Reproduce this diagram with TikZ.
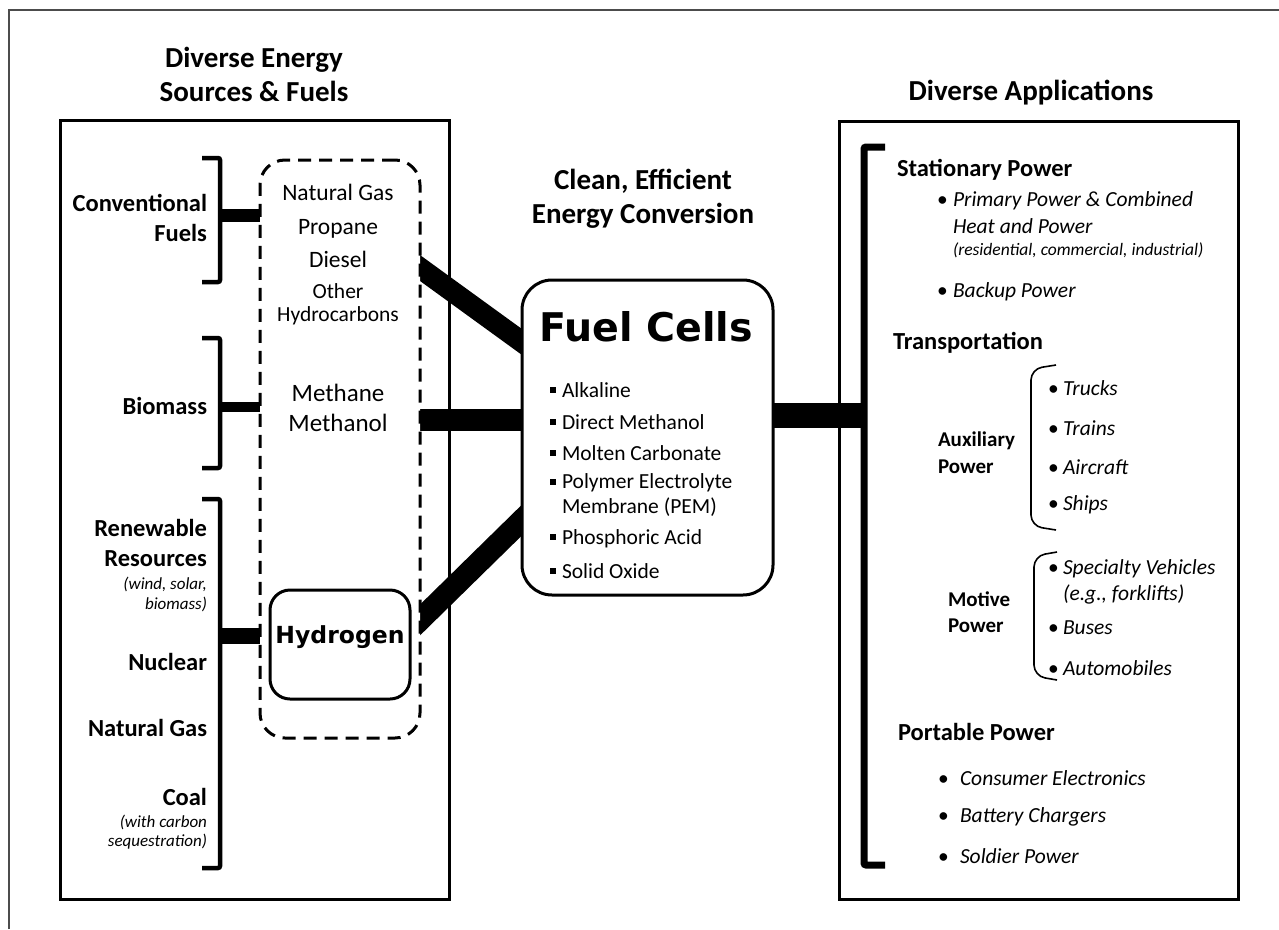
\documentclass[tikz,border=0pt]{standalone}
\usepackage{fontspec}
\setmainfont{Carlito}
\newfontfamily\heavyfont{DejaVu Sans}
\usetikzlibrary{backgrounds,calc}

\newcommand\fsz[2]{\fontsize{#1}{#2}\selectfont}
\newcommand\sqb{\rule[0.2em]{6pt}{6pt}\hspace{6pt}}
\newcommand\dotb[1]{\makebox[#1][l]{\hspace{-3pt}\upshape\textbullet}}

\begin{document}
\begin{tikzpicture}[x=1pt, y=-1pt,
  every node/.style={inner sep=0pt, outer sep=0pt},
  box/.style={draw, line width=3pt},
  bar/.style={line width=#1},
  brk/.style={line width=#1, rounded corners=2pt},
  brace/.style={line width=1.6pt, rounded corners=11pt},
  title/.style={font=\bfseries\fsz{29}{34}, align=center},
  src/.style={font=\bfseries\fsz{24.5}{30}, align=right, anchor=east},
  note/.style={font=\itshape\fsz{17}{20}, align=right, anchor=east},
  head/.style={font=\bfseries\fsz{24.5}{28}, anchor=west},
  sub/.style={font=\bfseries\fsz{21}{27}, anchor=west, align=left},
  item/.style={font=\itshape\fsz{21.5}{27}, anchor=west, align=left},
  fcitem/.style={font=\fsz{21.5}{25}, anchor=west, align=left}]
\useasboundingbox (0,0) rectangle (1279,929);

% outer frame
\draw[black!70, line width=1.5pt] (9,929) -- (9,10) -- (1279,10);

% titles
\node[title] (srctitle) at (254,74) {Diverse Energy\\Sources \& Fuels};
\node[title] (convtitle) at (643,199) {Clean, Efficient\\Energy Conversion};
\node[title] (apptitle) at (1031,93) {Diverse Applications};

% the two big boxes
\node[box, minimum width=389, minimum height=779] (srcbox) at (254.5,509.5) {};
\node[box, minimum width=399, minimum height=778] (appbox) at (1038.5,510) {};

% fuels
\node[draw, line width=3pt, dash pattern=on 13pt off 8pt, rounded corners=25pt,
  fill=white, minimum width=160, minimum height=578] (fuelbox) at (340,449) {};
\node[align=center, font=\fsz{23.5}{33.5}] (fossil) at (338,226) {Natural Gas\\Propane\\Diesel};
\node[align=center, font=\fsz{21.5}{23}] (other) at (338,304) {Other\\Hydrocarbons};
\node[align=center, font=\fsz{25}{30}] (methane) at (338,408) {Methane\\Methanol};
\node[draw, line width=3pt, rounded corners=20pt, minimum width=140, minimum height=109] (h2) at (340,644.5) {};
\node[font=\heavyfont\bfseries\fsz{23.5}{28}] (h2text) at (340,637) {Hydrogen};

% sources
\draw[brk=4.5pt] (202,158) -- (220,158) -- (220,282) -- (202,282);
\draw[brk=4.5pt] (202,338) -- (220,338) -- (220,468) -- (202,468);
\draw[brk=4.5pt] (202,499) -- (220,499) -- (220,868) -- (202,868);
\coordinate (conv) at (220,215);
\coordinate (bio) at (220,407);
\coordinate (ren) at (220,636);
\node[src] (convfuels) at (207,218) {Conventional\\Fuels};
\node[src] (biomass) at (207,406) {Biomass};
\node[src] (renew) at (207,543) {Renewable\\Resources};
\node[note] (renewnote) at (207,594) {(wind, solar,\\biomass)};
\node[src] (nuclear) at (207,662) {Nuclear};
\node[src] (natgas) at (207,728) {Natural Gas};
\node[src] (coal) at (207,797) {Coal};
\node[note, font=\itshape\fsz{17}{19}] (coalnote) at (207,832) {(with carbon\\sequestration)};

% fuel cells
\node[draw, line width=3pt, rounded corners=30pt, fill=white, minimum width=251, minimum height=315] (fc) at (647.5,437.5) {};
\node[font=\heavyfont\bfseries\fsz{39.5}{44}] (fctitle) at (646,327) {Fuel Cells};
\foreach \y/\txt [count=\i] in {390/Alkaline, 422/Direct Methanol, 453/Molten Carbonate, 539/Phosphoric Acid, 571/Solid Oxide}
  \node[fcitem] (type\i) at (550,\y) {\sqb\txt};
\node[fcitem] (pem) at (550,495.5) {\sqb Polymer Electrolyte\\\hspace*{12pt}Membrane (PEM)};

% connectors
\coordinate (ua) at (420,268);
\coordinate (ub) at (522,342);
\coordinate (la) at (420,620);
\coordinate (lb) at (522,520);
\coordinate (ma) at (420,420);
\coordinate (mb) at (522,420);
\coordinate (app) at (864,415);
\begin{scope}[on background layer]
  \draw[bar=13pt] (conv) -- (conv -| fuelbox.west);
  \draw[bar=10pt] (bio) -- (bio -| fuelbox.west);
  \draw[bar=16pt] (ren) -- (ren -| fuelbox.west);
  \draw[bar=21pt] ($(ua)!-0.3!(ub)$) -- ($(ub)!-0.3!(ua)$);
  \draw[bar=22pt] ($(ma)!-0.3!(mb)$) -- ($(mb)!-0.3!(ma)$);
  \draw[bar=22pt] ($(la)!-0.3!(lb)$) -- ($(lb)!-0.3!(la)$);
  \draw[bar=25pt] (fc.east |- app) -- (app);
\end{scope}

% applications
\draw[brk=7pt] (885,147) -- (864,147) -- (864,865) -- (885,865);
\node[head] (stat) at (897,170) {Stationary Power};
\node[item] (primary) at (940,212.5) {\dotb{13pt}Primary Power \& Combined\\\hspace*{13pt}Heat and Power};
\node[item, font=\itshape\fsz{17.5}{20}] (primnote) at (953,250) {(residential, commercial, industrial)};
\node[item] (backup) at (940,292) {\dotb{13pt}Backup Power};
\node[head] (trans) at (893,343) {Transportation};

\node[sub] (aux) at (938,452.5) {Auxiliary\\Power};
\draw[brace] (1056,365) -- (1031,369) -- (1031,526) -- (1056,530);
\foreach \y/\txt [count=\i] in {388/Trucks, 428/Trains, 467/Aircraft, 505/Ships}
  \node[item] (aux\i) at (1051,\y) {\dotb{12pt}\txt};

\node[sub, font=\bfseries\fsz{21}{26}] (motive) at (948,612) {Motive\\Power};
\draw[brace] (1057,552) -- (1034,556) -- (1034,676) -- (1057,680);
\node[item, font=\itshape\fsz{21.5}{26}] (special) at (1051,582) {\dotb{12pt}Specialty Vehicles\\\hspace*{12pt}(e.g., forklifts)};
\node[item] (buses) at (1051,628) {\dotb{12pt}Buses};
\node[item] (autos) at (1051,668) {\dotb{12pt}Automobiles};

\node[head] (port) at (898,732) {Portable Power};
\foreach \y/\txt [count=\i] in {778/Consumer Electronics, 817/Battery Chargers, 856/Soldier Power}
  \node[item] (port\i) at (941,\y) {\dotb{19pt}\txt};
\end{tikzpicture}
\end{document}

▸ **Problem to solve**
Print each line of the material above exactly, with the pictures removed from your copy.

▸ **Response to the task**
Reproduce this diagram with TikZ.
\documentclass[tikz,border=0pt]{standalone}
\usepackage{fontspec}
\setmainfont{Carlito}
\newfontfamily\heavyfont{DejaVu Sans}
\usetikzlibrary{backgrounds,calc}

\newcommand\fsz[2]{\fontsize{#1}{#2}\selectfont}
\newcommand\sqb{\rule[0.2em]{6pt}{6pt}\hspace{6pt}}
\newcommand\dotb[1]{\makebox[#1][l]{\hspace{-3pt}\upshape\textbullet}}

\begin{document}
\begin{tikzpicture}[x=1pt, y=-1pt,
  every node/.style={inner sep=0pt, outer sep=0pt},
  box/.style={draw, line width=3pt},
  bar/.style={line width=#1},
  brk/.style={line width=#1, rounded corners=2pt},
  brace/.style={line width=1.6pt, rounded corners=11pt},
  title/.style={font=\bfseries\fsz{29}{34}, align=center},
  src/.style={font=\bfseries\fsz{24.5}{30}, align=right, anchor=east},
  note/.style={font=\itshape\fsz{17}{20}, align=right, anchor=east},
  head/.style={font=\bfseries\fsz{24.5}{28}, anchor=west},
  sub/.style={font=\bfseries\fsz{21}{27}, anchor=west, align=left},
  item/.style={font=\itshape\fsz{21.5}{27}, anchor=west, align=left},
  fcitem/.style={font=\fsz{21.5}{25}, anchor=west, align=left}]
\useasboundingbox (0,0) rectangle (1279,929);

% outer frame
\draw[black!70, line width=1.5pt] (9,929) -- (9,10) -- (1279,10);

% titles
\node[title] (srctitle) at (254,74) {Diverse Energy\\Sources \& Fuels};
\node[title] (convtitle) at (643,199) {Clean, Efficient\\Energy Conversion};
\node[title] (apptitle) at (1031,93) {Diverse Applications};

% the two big boxes
\node[box, minimum width=389, minimum height=779] (srcbox) at (254.5,509.5) {};
\node[box, minimum width=399, minimum height=778] (appbox) at (1038.5,510) {};

% fuels
\node[draw, line width=3pt, dash pattern=on 13pt off 8pt, rounded corners=25pt,
  fill=white, minimum width=160, minimum height=578] (fuelbox) at (340,449) {};
\node[align=center, font=\fsz{23.5}{33.5}] (fossil) at (338,226) {Natural Gas\\Propane\\Diesel};
\node[align=center, font=\fsz{21.5}{23}] (other) at (338,304) {Other\\Hydrocarbons};
\node[align=center, font=\fsz{25}{30}] (methane) at (338,408) {Methane\\Methanol};
\node[draw, line width=3pt, rounded corners=20pt, minimum width=140, minimum height=109] (h2) at (340,644.5) {};
\node[font=\heavyfont\bfseries\fsz{23.5}{28}] (h2text) at (340,637) {Hydrogen};

% sources
\draw[brk=4.5pt] (202,158) -- (220,158) -- (220,282) -- (202,282);
\draw[brk=4.5pt] (202,338) -- (220,338) -- (220,468) -- (202,468);
\draw[brk=4.5pt] (202,499) -- (220,499) -- (220,868) -- (202,868);
\coordinate (conv) at (220,215);
\coordinate (bio) at (220,407);
\coordinate (ren) at (220,636);
\node[src] (convfuels) at (207,218) {Conventional\\Fuels};
\node[src] (biomass) at (207,406) {Biomass};
\node[src] (renew) at (207,543) {Renewable\\Resources};
\node[note] (renewnote) at (207,594) {(wind, solar,\\biomass)};
\node[src] (nuclear) at (207,662) {Nuclear};
\node[src] (natgas) at (207,728) {Natural Gas};
\node[src] (coal) at (207,797) {Coal};
\node[note, font=\itshape\fsz{17}{19}] (coalnote) at (207,832) {(with carbon\\sequestration)};

% fuel cells
\node[draw, line width=3pt, rounded corners=30pt, fill=white, minimum width=251, minimum height=315] (fc) at (647.5,437.5) {};
\node[font=\heavyfont\bfseries\fsz{39.5}{44}] (fctitle) at (646,327) {Fuel Cells};
\foreach \y/\txt [count=\i] in {390/Alkaline, 422/Direct Methanol, 453/Molten Carbonate, 539/Phosphoric Acid, 571/Solid Oxide}
  \node[fcitem] (type\i) at (550,\y) {\sqb\txt};
\node[fcitem] (pem) at (550,495.5) {\sqb Polymer Electrolyte\\\hspace*{12pt}Membrane (PEM)};

% connectors
\coordinate (ua) at (420,268);
\coordinate (ub) at (522,342);
\coordinate (la) at (420,620);
\coordinate (lb) at (522,520);
\coordinate (ma) at (420,420);
\coordinate (mb) at (522,420);
\coordinate (app) at (864,415);
\begin{scope}[on background layer]
  \draw[bar=13pt] (conv) -- (conv -| fuelbox.west);
  \draw[bar=10pt] (bio) -- (bio -| fuelbox.west);
  \draw[bar=16pt] (ren) -- (ren -| fuelbox.west);
  \draw[bar=21pt] ($(ua)!-0.3!(ub)$) -- ($(ub)!-0.3!(ua)$);
  \draw[bar=22pt] ($(ma)!-0.3!(mb)$) -- ($(mb)!-0.3!(ma)$);
  \draw[bar=22pt] ($(la)!-0.3!(lb)$) -- ($(lb)!-0.3!(la)$);
  \draw[bar=25pt] (fc.east |- app) -- (app);
\end{scope}

% applications
\draw[brk=7pt] (885,147) -- (864,147) -- (864,865) -- (885,865);
\node[head] (stat) at (897,170) {Stationary Power};
\node[item] (primary) at (940,212.5) {\dotb{13pt}Primary Power \& Combined\\\hspace*{13pt}Heat and Power};
\node[item, font=\itshape\fsz{17.5}{20}] (primnote) at (953,250) {(residential, commercial, industrial)};
\node[item] (backup) at (940,292) {\dotb{13pt}Backup Power};
\node[head] (trans) at (893,343) {Transportation};

\node[sub] (aux) at (938,452.5) {Auxiliary\\Power};
\draw[brace] (1056,365) -- (1031,369) -- (1031,526) -- (1056,530);
\foreach \y/\txt [count=\i] in {388/Trucks, 428/Trains, 467/Aircraft, 505/Ships}
  \node[item] (aux\i) at (1051,\y) {\dotb{12pt}\txt};

\node[sub, font=\bfseries\fsz{21}{26}] (motive) at (948,612) {Motive\\Power};
\draw[brace] (1057,552) -- (1034,556) -- (1034,676) -- (1057,680);
\node[item, font=\itshape\fsz{21.5}{26}] (special) at (1051,582) {\dotb{12pt}Specialty Vehicles\\\hspace*{12pt}(e.g., forklifts)};
\node[item] (buses) at (1051,628) {\dotb{12pt}Buses};
\node[item] (autos) at (1051,668) {\dotb{12pt}Automobiles};

\node[head] (port) at (898,732) {Portable Power};
\foreach \y/\txt [count=\i] in {778/Consumer Electronics, 817/Battery Chargers, 856/Soldier Power}
  \node[item] (port\i) at (941,\y) {\dotb{19pt}\txt};
\end{tikzpicture}
\end{document}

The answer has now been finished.